Zero-energy neutron–triton and proton–Helium-3 scattering with EFT(π̸)

Abstract

Model-independent constraints for the neutron–triton and proton–Helium-3 scattering lengths are calculated with a leading-order interaction derived from an effective field theory without explicit pions. Using the singlet neutron–proton scattering length, the deuteron-, and triton binding energy as input, the predictions as(t–n)=9.2±2.6 fm, at(t–n)=7.6±1.6 fm, asC(He3–p)=3.6±0.32 fm, and atC(He3–p)=3.1±0.23 fm are obtained.The calculations employ the resonating group method and include the Coulomb interaction when appropriate.
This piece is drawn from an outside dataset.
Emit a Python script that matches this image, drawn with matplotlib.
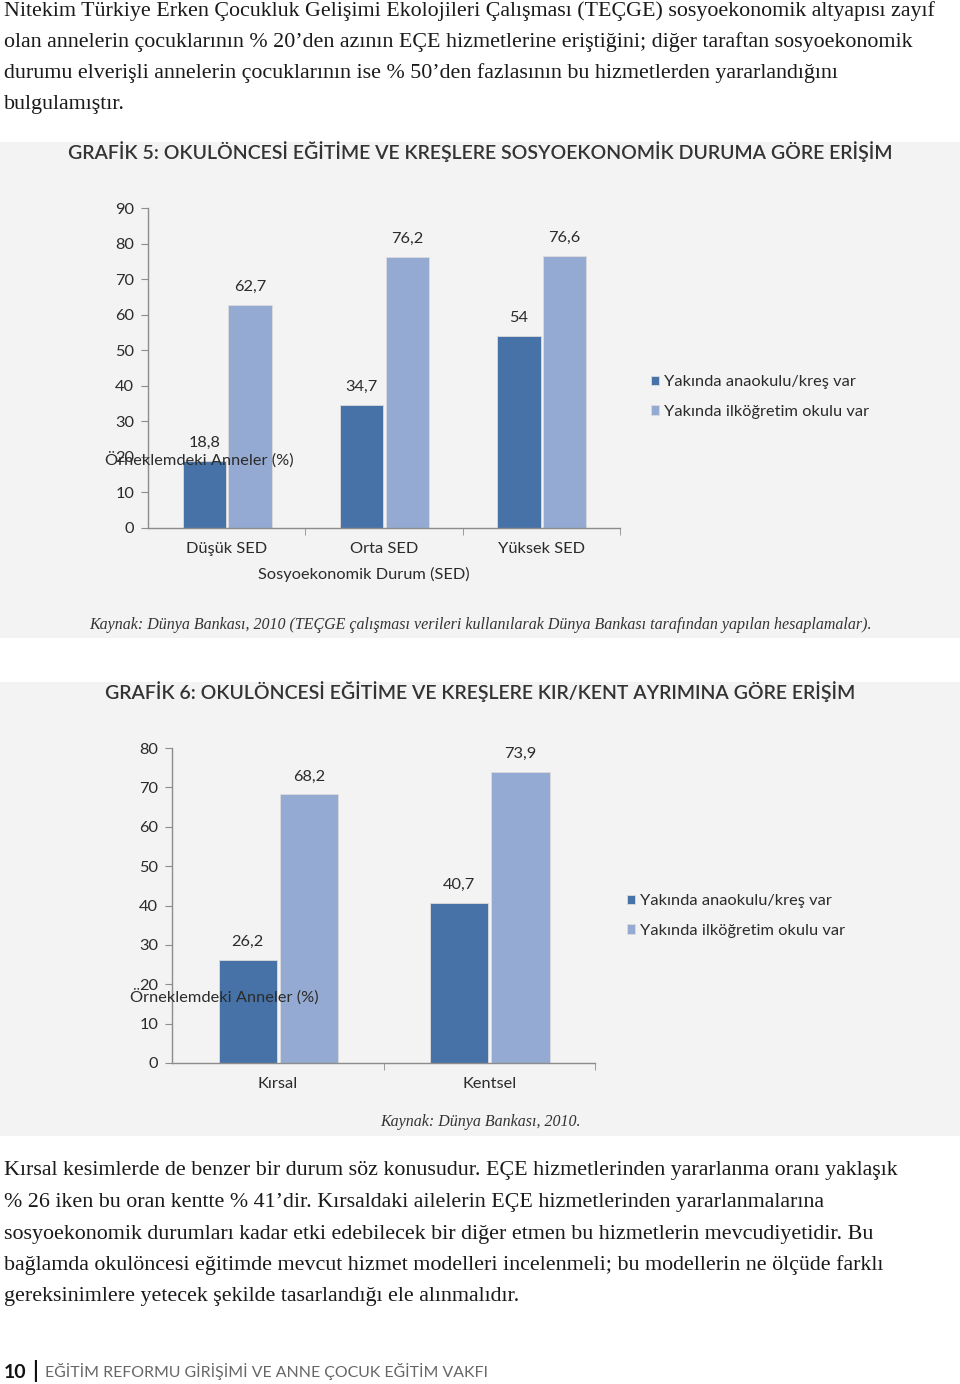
import matplotlib
matplotlib.use("Agg")
import matplotlib.pyplot as plt
from matplotlib.patches import Rectangle

# --- veriler ---
sed_kategoriler = ["Düşük SED", "Orta SED", "Yüksek SED"]
sed_anaokulu = [18.8, 34.7, 54]
sed_ilkogretim = [62.7, 76.2, 76.6]

yer_kategoriler = ["Kırsal", "Kentsel"]
yer_anaokulu = [26.2, 40.7]
yer_ilkogretim = [68.2, 73.9]

seri_adlari = ["Yakında anaokulu/kreş var", "Yakında ilköğretim okulu var"]

ust_paragraf = [
    "Nitekim Türkiye Erken Çocukluk Gelişimi Ekolojileri Çalışması (TEÇGE) sosyoekonomik altyapısı zayıf",
    "olan annelerin çocuklarının % 20’den azının EÇE hizmetlerine eriştiğini; diğer taraftan sosyoekonomik",
    "durumu elverişli annelerin çocuklarının ise % 50’den fazlasının bu hizmetlerden yararlandığını",
    "bulgulamıştır.",
]
alt_paragraf = [
    "Kırsal kesimlerde de benzer bir durum söz konusudur. EÇE hizmetlerinden yararlanma oranı yaklaşık",
    "% 26 iken bu oran kentte % 41’dir. Kırsaldaki ailelerin EÇE hizmetlerinden yararlanmalarına",
    "sosyoekonomik durumları kadar etki edebilecek bir diğer etmen bu hizmetlerin mevcudiyetidir. Bu",
    "bağlamda okulöncesi eğitimde mevcut hizmet modelleri incelenmeli; bu modellerin ne ölçüde farklı",
    "gereksinimlere yetecek şekilde tasarlandığı ele alınmalıdır.",
]

KOYU = "#4672a8"
ACIK = "#94aad2"
ZEMIN = "#f3f3f3"
EKSEN = "#8c8c8c"
YAZI = "#2b2b2b"
SANS = ["Lato", "DejaVu Sans"]
SERIF = ["Liberation Serif", "DejaVu Serif"]
FS = 11.8

W, H = 960, 1384
fig = plt.figure(figsize=(W / 100, H / 100), dpi=100)
fig.patch.set_facecolor("white")


def fx(x):
    return x / W


def fy(y):
    return 1 - y / H


def metin(x, y, s, **kw):
    kw.setdefault("va", "center")
    fig.text(fx(x), fy(y), s, **kw)


# gri zeminler
fig.add_artist(Rectangle((0, fy(638)), 1, (638 - 142) / H, transform=fig.transFigure,
                         facecolor=ZEMIN, edgecolor="none", zorder=0))
fig.add_artist(Rectangle((0, fy(1136)), 1, (1136 - 682) / H, transform=fig.transFigure,
                         facecolor=ZEMIN, edgecolor="none", zorder=0))

# paragraflar
for i, satir in enumerate(ust_paragraf):
    metin(4, 11 + i * 31.2, satir, family=SERIF, fontsize=15.8, color="#1a1a1a")
for i, satir in enumerate(alt_paragraf):
    metin(4, 1171 + i * 31.5, satir, family=SERIF, fontsize=15.8, color="#1a1a1a")


def grafik(sol, ust, sag, alt, ymax, yadim, kategoriler, koyu, acik, ylabel_xy, legend_xy, xlabel=None):
    ax = fig.add_axes([fx(sol), fy(alt), (sag - sol) / W, (alt - ust) / H])
    ax.set_facecolor("none")
    n = len(kategoriler)
    x = list(range(n))
    gen = 0.275
    b1 = ax.bar([i - 0.142 for i in x], koyu, gen, color=KOYU, edgecolor="#dcdcdc", linewidth=0.6, label=seri_adlari[0])
    b2 = ax.bar([i + 0.148 for i in x], acik, gen, color=ACIK, edgecolor="#dcdcdc", linewidth=0.6, label=seri_adlari[1])
    for bars in (b1, b2):
        for r in bars:
            v = r.get_height()
            etiket = f"{v:g}".replace(".", ",")
            ax.annotate(etiket, (r.get_x() + r.get_width() / 2, v), xytext=(0, 13),
                        textcoords="offset points", ha="center", va="center",
                        family=SANS, fontsize=FS, color=YAZI)
    ax.set_xlim(-0.5, n - 0.5)
    ax.set_ylim(0, ymax)
    ax.set_yticks(range(0, ymax + 1, yadim))
    ax.set_xticks(x)
    ax.set_xticklabels(kategoriler)
    ax.set_xticks([i + 0.5 for i in x], minor=True)
    for s in ("top", "right"):
        ax.spines[s].set_visible(False)
    for s in ("left", "bottom"):
        ax.spines[s].set_color(EKSEN)
        ax.spines[s].set_linewidth(1.0)
    ax.tick_params(axis="y", direction="out", length=5, color=EKSEN, labelsize=FS,
                   labelcolor=YAZI, pad=5)
    ax.tick_params(axis="x", which="major", length=0, labelsize=FS, labelcolor=YAZI, pad=10)
    ax.tick_params(axis="x", which="minor", direction="out", length=5, color=EKSEN)
    for t in ax.get_xticklabels() + ax.get_yticklabels():
        t.set_family(SANS)
    metin(ylabel_xy[0], ylabel_xy[1], "Örneklemdeki Anneler (%)", family=SANS, fontsize=FS, color=YAZI)
    if xlabel:
        metin((sol + sag) / 2 - 20, alt + 46, xlabel, family=SANS, fontsize=FS, color=YAZI, ha="center")
    fig.legend(handles=[b1, b2], loc="center left", bbox_to_anchor=(fx(legend_xy[0]), fy(legend_xy[1])),
               frameon=False, handlelength=0.5, handleheight=0.5, handletextpad=0.3,
               labelspacing=0.95, borderpad=0, prop={"family": SANS, "size": FS},
               labelcolor=YAZI)
    return ax


# GRAFİK 5
metin(480, 152, "GRAFİK 5: OKULÖNCESİ EĞİTİME VE KREŞLERE SOSYOEKONOMİK DURUMA GÖRE ERİŞİM",
      family=SANS, fontsize=14, fontweight="semibold", color="#333333", ha="center")
grafik(148, 208, 620, 528, 90, 10, sed_kategoriler, sed_anaokulu, sed_ilkogretim,
       (105, 460), (643, 397), xlabel="Sosyoekonomik Durum (SED)")
metin(480, 625, "Kaynak: Dünya Bankası, 2010 (TEÇGE çalışması verileri kullanılarak Dünya Bankası tarafından yapılan hesaplamalar).",
      family=SERIF, fontsize=11.5, style="italic", color="#333333", ha="center")

# GRAFİK 6
metin(480, 692, "GRAFİK 6: OKULÖNCESİ EĞİTİME VE KREŞLERE KIR/KENT AYRIMINA GÖRE ERİŞİM",
      family=SANS, fontsize=14, fontweight="semibold", color="#333333", ha="center")
grafik(172, 748, 595, 1063, 80, 10, yer_kategoriler, yer_anaokulu, yer_ilkogretim,
       (130, 997), (619, 916))
metin(480, 1122, "Kaynak: Dünya Bankası, 2010.", family=SERIF, fontsize=11.5, style="italic",
      color="#333333", ha="center")

# alt bilgi
metin(4, 1372, "10", family=SANS, fontsize=14, fontweight="bold", color="#111111")
metin(32, 1371, "|", family=SANS, fontsize=16, fontweight="bold", color="#111111")
metin(45, 1372, "EĞİTİM REFORMU GİRİŞİMİ VE ANNE ÇOCUK EĞİTİM VAKFI", family=SANS,
      fontsize=11.4, color="#666666")

fig.savefig("out.png", dpi=100, facecolor="white")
The theoretical uncertainty is assessed via a variation of the regulator parameter of the short-distance interaction from 400 MeV to 1.6 GeV. The phase-shift and scattering-length results for the proton–Helium-3 system are consistent with a recent phase shift analysis and with model calculations. For neutron–triton, the results for the scattering lengths in both singlet and triplet channels are significantly smaller than suggested by R-matrix and partial-wave-analysis extractions from data.For a better understanding of this discrepancy, the sensitivity of the low-energy four-body scattering system to variations in the neutron–neutron and proton–proton two-nucleon scattering lengths is calculated. Induced by strong charge-symmetry-breaking contact interactions, this dependence is found insignificant. In contrast, a strong correlation between the neutron–triton scattering length and the triton binding energy analogous to the Phillips line is found.